"We were all excited by the first sale," says Sealaska Corp. intern Crystal Rogers, who is living in Angoon this summer and helped to list works by local artists on Ebay.

The Center is a small version of a Silicon Valley business incubator that provides entrepreneurs office space, access to capital and introduction to partners. Getgood works with business experts statewide to offer help writing business plans. She puts on e-commerce seminars and helps artists display their work in the center's free retail space, and now, online.

photos courtesy of Angoon Business Center
Angoon Business Center interns show off traditional regalia.
The Center is funded by a federal grant administered by the Central Council of Tlingit and Haida Indian Tribes of Alaska. Angoon's village corporation Kootznoowoo Inc. pays its utility bills and gives it free space on the ground floor of its two-storey office building.
Angoon has no newspaper. In January the Center launched myangoon.org to help fill the information gap. It features everything from photos of local weddings and city council meetings to details on upcoming events at the Center. Getgood has trained about 20 residents including school staff and city officials on how to post information.

Carver Jamie Daniels displays his killer whale rattle.
Jamie Daniels stands in high grass at the side of the Angoon Business Center. It's a stunning view overlooking the Chatham Strait and snowcapped mountains in the distance. Daniels is the Tlingit carver whose work was just sold over Ebay. He's collaborating with several other men on a canoe-carving project adjacent to the Center. The volunteers plan to build a shop and from there carve giant logs into canoes like the ones their ancestors once used to hunt and fish.
"It's a positive thing for the community, a place where we can come to hang out and carve and young people can learn to carve," says Daniels.
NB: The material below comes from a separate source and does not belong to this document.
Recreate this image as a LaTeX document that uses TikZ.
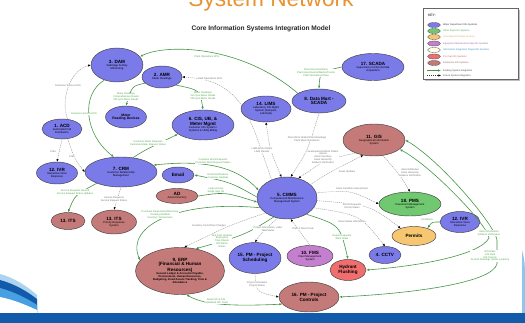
\documentclass[tikz,border=0pt]{standalone}
\usepackage{fontspec}
\setmainfont{Liberation Sans}
\usetikzlibrary{shapes.geometric,arrows.meta}
\definecolor{nblue}{RGB}{122,122,232}
\definecolor{nbrown}{RGB}{196,122,120}
\definecolor{ngreen}{RGB}{112,200,112}
\definecolor{norange}{RGB}{247,198,112}
\definecolor{npurple}{RGB}{196,128,206}
\definecolor{nred}{RGB}{240,110,110}
\definecolor{gline}{RGB}{70,150,70}
\definecolor{glabel}{RGB}{80,165,80}
\definecolor{titleor}{RGB}{232,146,48}
\definecolor{swdark}{RGB}{18,90,170}
\definecolor{swlight}{RGB}{70,160,225}
\newcommand\nodehd[1]{{\fontsize{4.6}{5}\selectfont\bfseries #1}}
\newcommand\nodemd[1]{{\fontsize{3.4}{3.8}\selectfont\bfseries #1}}
\begin{document}
\begin{tikzpicture}[x=1pt,y=-1pt,
  sys/.style={ellipse, draw=black!75, line width=0.45pt, inner sep=0pt, align=center, font=\fontsize{2.7}{3.1}\selectfont},
  bsys/.style={sys, fill=nblue},
  rsys/.style={sys, fill=nbrown},
  gsys/.style={sys, fill=ngreen},
  osys/.style={sys, fill=norange},
  psys/.style={sys, fill=npurple},
  hsys/.style={sys, fill=nred},
  eline/.style={draw=gline, line width=0.6pt, -{Latex[length=3pt,width=2.4pt]}},
  elineb/.style={draw=gline, line width=0.6pt, {Latex[length=3pt,width=2.4pt]}-{Latex[length=3pt,width=2.4pt]}},
  fline/.style={draw=black!45, line width=0.35pt, dash pattern=on 1.2pt off 0.8pt, -{Latex[length=2.6pt,width=2.2pt,color=black]}},
  flineb/.style={draw=black!45, line width=0.35pt, dash pattern=on 1.2pt off 0.8pt, {Latex[length=2.6pt,width=2.2pt,color=black]}-{Latex[length=2.6pt,width=2.2pt,color=black]}},
  lab/.style={font=\fontsize{2.5}{2.9}\selectfont, align=center, inner sep=0.3pt, fill=white},
  glab/.style={lab, text=glabel},
  flab/.style={lab, text=black!55},
  keye/.style={ellipse, draw=black!70, line width=0.3pt, minimum width=13pt, minimum height=5pt, inner sep=0pt},
  keyt/.style={anchor=west, inner sep=0pt, font=\fontsize{2.4}{2.8}\selectfont},
]
\useasboundingbox (0,0) rectangle (525,323);
% background
\fill[white] (0,0) rectangle (525,323);
\fill[swlight!45] (0,274) .. controls (15,278) and (28,287) .. (37,295) -- (37,323) -- (0,323) -- cycle;
\fill[swdark] (0,280) .. controls (15,284) and (28,292) .. (37,299) -- (37,323) -- (0,323) -- cycle;
\fill[swlight] (0,288) .. controls (15,292) and (28,299) .. (37,305) -- (37,323) -- (0,323) -- cycle;
\fill[white] (0,297) .. controls (15,300) and (28,306) .. (37,310) -- (37,323) -- (0,323) -- cycle;
\fill[swlight!60] (522,250) .. controls (525,262) .. (525,290) -- (525,313) -- (522,313) -- cycle;
\fill[swdark] (0,313) rectangle (525,323);

% title
\node[font=\fontsize{22.7}{24}\selectfont, text=titleor, anchor=base, inner sep=0pt] (title) at (271,7) {System Network};
\node[font=\fontsize{6.6}{7}\selectfont\bfseries, text=black!85, inner sep=0pt] (subtitle) at (261,29) {Core Information Systems Integration Model};

% key
\fill[black!25] (425,10) rectangle (520,81);
\node[draw=black!60, line width=0.4pt, fill=white, minimum width=95pt, minimum height=71pt, anchor=north west, inner sep=0pt] (key) at (423,8) {};
\node[keyt, font=\fontsize{3.4}{4}\selectfont] (keyhd) at (428,15) {KEY:};
\node[keye, fill=nblue] (k1) at (434,25) {};
\node[keyt, text=black!80] (k1t) at (443,25) {Water Department Info Systems};
\node[keye, fill=ngreen] (k2) at (434,31) {};
\node[keyt, text=glabel] (k2t) at (443,31) {Other Dept Info Systems};
\node[keye, fill=norange] (k3) at (434,37) {};
\node[keyt, text=norange!90!black] (k3t) at (443,37) {Unassigned Info/Mgt Systems};
\node[keye, fill=npurple] (k4) at (434,43.5) {};
\node[keyt, text=npurple!80!black] (k4t) at (443,43.5) {Equipment Maintenance Mgt Info Systems};
\node[keye, fill=yellow!8] (k5) at (434,50) {};
\node[keyt, text=cyan!70!black] (k5t) at (443,50) {Information Integration Target Info Systems};
\node[keye, fill=nred] (k6) at (434,56.5) {};
\node[keyt, text=nred!85!black] (k6t) at (443,56.5) {Pro Cap Info Systems};
\node[keye, fill=nbrown] (k7) at (434,63) {};
\node[keyt, text=nbrown!80!black] (k7t) at (443,63) {Enterprise Info Systems};
\coordinate (k8a) at (427,70.5); \coordinate (k8b) at (441,70.5);
\draw[eline] (k8a) -- (k8b);
\node[keyt, text=black!70] (k8t) at (443,70.5) {Existing System Integration};
\coordinate (k9a) at (427,75.5); \coordinate (k9b) at (441,75.5);
\draw[fline, draw=black!80] (k9a) -- (k9b);
\node[keyt, text=black!70] (k9t) at (443,75.5) {Future System Integration};

% systems
\node[bsys, minimum width=52pt, minimum height=34pt] (dam) at (117,65) {\nodehd{3. DAM}\\Sabotage Activity\\Monitoring};
\node[bsys, minimum width=40pt, minimum height=22pt] (amr) at (162,77) {\nodehd{2. AMR}\\Meter Readings};
\node[bsys, minimum width=41pt, minimum height=22pt] (mrd) at (126,117) {\nodemd{Meter}\\\nodemd{Reading Devices}};
\node[bsys, minimum width=40pt, minimum height=20pt] (acd) at (62,129) {\nodehd{1. ACD}\\Automated Call\\Distribution};
\node[bsys, minimum width=41pt, minimum height=22pt] (ivrl) at (57,173) {\nodehd{12. IVR}\\Interactive Voice\\Response};
\node[bsys, minimum width=72pt, minimum height=30pt] (crm) at (121,172) {\nodehd{7. CRM}\\Customer Relationship\\Management};
\node[bsys, minimum width=62pt, minimum height=30pt] (cis) at (203,125) {\nodehd{6. CIS, UB, \&}\\\nodehd{Meter Mgmt}\\Customer Info System /\\Systems \& Utility Billing};
\node[bsys, minimum width=50pt, minimum height=26pt] (lims) at (266,109) {\nodehd{14. LIMS}\\Laboratory Info Mgmt\\System (Samples,\\Lab Data)};
\node[bsys, minimum width=54pt, minimum height=24pt] (sdm) at (319,101) {\nodehd{8. Data Mart -}\\\nodehd{SCADA}};
\node[bsys, minimum width=62pt, minimum height=27pt] (scada) at (373,67) {\nodehd{17. SCADA}\\Supervisory Control \& Data\\Acquisition};
\node[rsys, minimum width=62pt, minimum height=32pt] (gis) at (374,140) {\nodehd{11. GIS}\\Geographical Information\\System};
\node[bsys, minimum width=32pt, minimum height=16pt] (email) at (178,175) {\nodehd{Email}};
\node[rsys, minimum width=42pt, minimum height=15pt] (ad) at (177,196) {\nodehd{AD}\\Active Directory};
\node[rsys, minimum width=34pt, minimum height=17pt] (its1) at (68,221) {\nodehd{13. ITS}};
\node[rsys, minimum width=45pt, minimum height=24pt] (its2) at (114,222) {\nodehd{13. ITS}\\Priority Response\\System};
\node[bsys, minimum width=60pt, minimum height=42pt] (cmms) at (287,198) {\nodehd{5. CMMS}\\Computerized Maintenance\\Management System};
\node[gsys, minimum width=62pt, minimum height=24pt] (pms) at (410,204) {\nodehd{18. PMS}\\Pavement Management\\System};
\node[bsys, minimum width=40pt, minimum height=21pt] (ivrr) at (460,222) {\nodehd{12. IVR}\\Interactive Voice\\Response};
\node[osys, minimum width=44pt, minimum height=19pt] (permits) at (414,236) {\nodehd{Permits}};
\node[rsys, minimum width=89pt, minimum height=47pt] (erp) at (180,271) {\nodehd{9. ERP}\\\nodehd{(Financial \& Human}\\\nodehd{Resources)}\\\textbf{General Ledger \& Accounts Payable,}\\\textbf{Procurement, Human Resources,}\\\textbf{Budgeting, Fixed Assets Tracking, Time \&}\\\textbf{Attendance}};
\node[bsys, minimum width=52pt, minimum height=31pt] (pmsched) at (255,258) {\nodehd{15. PM - Project}\\\nodehd{Scheduling}};
\node[psys, minimum width=46pt, minimum height=21pt] (fms) at (310,256) {\nodehd{10. FMS}\\Fleet Management\\System};
\node[hsys, minimum width=36pt, minimum height=21pt] (hf) at (348,270) {\nodehd{Hydrant}\\\nodehd{Flushing}};
\node[bsys, minimum width=32pt, minimum height=17pt] (cctv) at (385,255) {\nodehd{4. CCTV}};
\node[rsys, minimum width=60pt, minimum height=30pt] (pmc) at (309,297) {\nodehd{16. PM - Project}\\\nodehd{Controls}};

% connectors
\draw[eline] (sdm.160) .. controls (240,44) and (165,44) .. (dam.20);
\draw[eline] (amr.200) .. controls (132,86) .. (mrd.north);
\draw[eline] (amr.-30) .. controls (200,90) .. (cis.north);
\draw[fline] (cmms.130) .. controls (250,120) and (245,80) .. (amr.east);
\draw[fline] (acd.60) .. controls (60,100) and (70,70) .. (dam.west);
\draw[eline] (dam.230) .. controls (80,95) and (85,135) .. (crm.115);
\draw[eline] (crm.50) .. controls (145,150) .. (cis.200);
\draw[elineb] (crm.12) .. controls (200,160) and (235,165) .. (cmms.165);
\draw[eline] (cmms.178) .. controls (230,182) .. (email.east);
\draw[eline] (ad.east) .. controls (225,192) .. (cmms.188);
\draw[eline] (cmms.200) .. controls (180,200) and (125,225) .. (erp.165);
\draw[fline] (cmms.215) .. controls (230,225) .. (erp.80);
\draw[eline] (cmms.235) .. controls (245,235) .. (erp.55);
\draw[fline] (cmms.245) .. controls (262,232) .. (pmsched.north);
\draw[fline] (fms.north) .. controls (300,232) .. (cmms.280);
\draw[eline] (cmms.320) .. controls (340,225) .. (hf.north);
\draw[fline] (cmms.340) .. controls (360,215) .. (cctv.north);
\draw[fline] (cmms.355) .. controls (370,205) .. (permits.150);
\draw[fline] (cmms.10) .. controls (350,190) .. (pms.west);
\draw[fline] (cmms.30) .. controls (330,172) .. (gis.235);
\draw[fline] (gis.215) .. controls (325,160) .. (cmms.60);
\draw[fline] (sdm.south) .. controls (308,150) .. (cmms.80);
\draw[flineb] (lims.south) .. controls (270,150) .. (cmms.105);
\draw[fline] (gis.300) .. controls (400,175) .. (pms.north);
\draw[eline] (ivrr.west) .. controls (432,222) .. (permits.30);
\draw[eline] (scada.west) .. controls (320,72) .. (sdm.north);
\draw[elineb] (hf.east) .. controls (420,266) and (480,255) .. (489,238) .. controls (488,225) and (430,165) .. (gis.-20);
\draw[elineb] (pmc.east) .. controls (420,293) and (492,282) .. (497,264) -- (497,240) .. controls (495,225) and (440,160) .. (gis.east);
\draw[fline] (pmsched.south) .. controls (256,292) .. (pmc.west);
\draw[elineb] (pmc.195) .. controls (240,306) and (205,306) .. (erp.-75);
\draw[fline] (acd.south) -- (ivrl.north);
\draw[fline] (acd.-60) .. controls (75,160) .. (crm.west);
\draw[eline] (crm.205) .. controls (75,195) .. (its1.north);
\draw[fline] (crm.south) -- (its2.north);

% connector labels
\node[glab, fill=none] (l1) at (207,57) {Plant Operations KPIs};
\node[glab] (l2) at (126,97) {Meter Readings\\Comprehensive Reads\\Off-cycle Meter Reads};
\node[glab] (l3) at (203,96) {Meter Readings\\On-cycle Meter Reads\\Off-cycle Meter Reads};
\node[flab] (l4) at (210,79) {Field Operations KPIs};
\node[flab] (l5) at (68,86) {Customer Service KPIs};
\node[glab] (l6) at (84,114) {Customer Service KPIs};
\node[glab] (l7) at (148,143) {Customer Meter Requests\\Customer Meter Request Status};
\node[glab] (l8) at (213,161) {Customer Work Requests\\Customer Work Request Status};
\node[glab] (l9) at (218,176) {Email Notifications\\Customer Updates};
\node[glab] (l10) at (216,190) {Login Access\\Single Sign On};
\node[glab] (l11) at (160,215) {Purchase Requisitions/Receiving\\Tracking Info/Mail\\Inventory Transactions};
\node[flab] (l12) at (209,226) {Inventory Costs/Time Charges};
\node[glab] (l13) at (222,241) {Unit Cost Updates\\Employees\\Time Sheets\\HR Status\\Stores};
\node[flab] (l14) at (268,229) {Project Information, Labor\\Task/Status};
\node[flab] (l15) at (303,229) {Plant \& Fleet Costs};
\node[glab] (l16) at (342,237) {Repair Requests\\Work Order};
\node[flab] (l17) at (352,222) {Asset Status Information};
\node[flab] (l18) at (352,206) {Permit Requests\\Permit Status};
\node[flab] (l19) at (352,189) {Asset Condition Assessment};
\node[flab] (l20) at (347,172) {Asset Updates};
\node[flab] (l21) at (323,157) {GeoInspection/Work Orders\\Assets\\Asset Inventory\\Asset Hierarchy\\Address Verification};
\node[flab] (l22) at (307,139) {Plant Work Orders/Plant Readings\\Plant Work Operations};
\node[flab] (l23) at (262,150) {LIMS Work Orders\\LIMS Results};
\node[flab] (l24) at (410,173) {Asset Attributes\\Asset Hierarchy\\Address Verification};
\node[glab] (l25) at (427,220) {Conditions};
\node[glab] (l26) at (316,73) {Plant Asset Runtimes\\Plant Asset Events/Alarms/Trends\\Plant Operational Data};
\node[glab] (l27) at (489,233) {Asset Information\\Address Verification};
\node[glab] (l28) at (490,256) {GIS Maps\\GIS Data\\GIS Parcels\\As-Built Drawings (Asset Location)};
\node[flab] (l29) at (257,284) {Project Schedules\\Project Status};
\node[glab] (l30) at (216,301) {Asset CIP \& GIS\\Capitalized CIP Costs};
\node[flab] (l31) at (53,152) {Calls};
\node[flab] (l32) at (72,157) {Calls};
\node[glab] (l33) at (75,192) {Service Requests Routed\\Service Request Status Updates};
\node[flab] (l34) at (114,199) {Service Requests\\Service Request Status};
\end{tikzpicture}
\end{document}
The new center will offer cultural and economic opportunities for the village of Angoon.The center was founded to help local entrepeneurs, and founders hope it will help young people stay in Angoon.
Many Alaskans believe that the skyrocketing cost of energy is forcing people to leave villages. The study found that a lack of educational and economic opportunities was the predominant force prompting people to depart.
Andrei Chakine, the Central Council's manager of business and economic development, set up the Angoon Business Center based on what he had learned working with the U.S. government in the former Soviet Union. He says it set up business centers to help people who had lived under Communism learn about starting companies. "In addition to offering training and support, the centers serve as a hub of social and artistic activity and the entrepreneurial community builds around it," he explains.
In June the U.S. Department of Agriculture awarded Central Council 192 thousand dollars to start another center in Hydaberg and to support Angoon operations. Chakine says he hopes to have the Hydaberg Center up and running in October.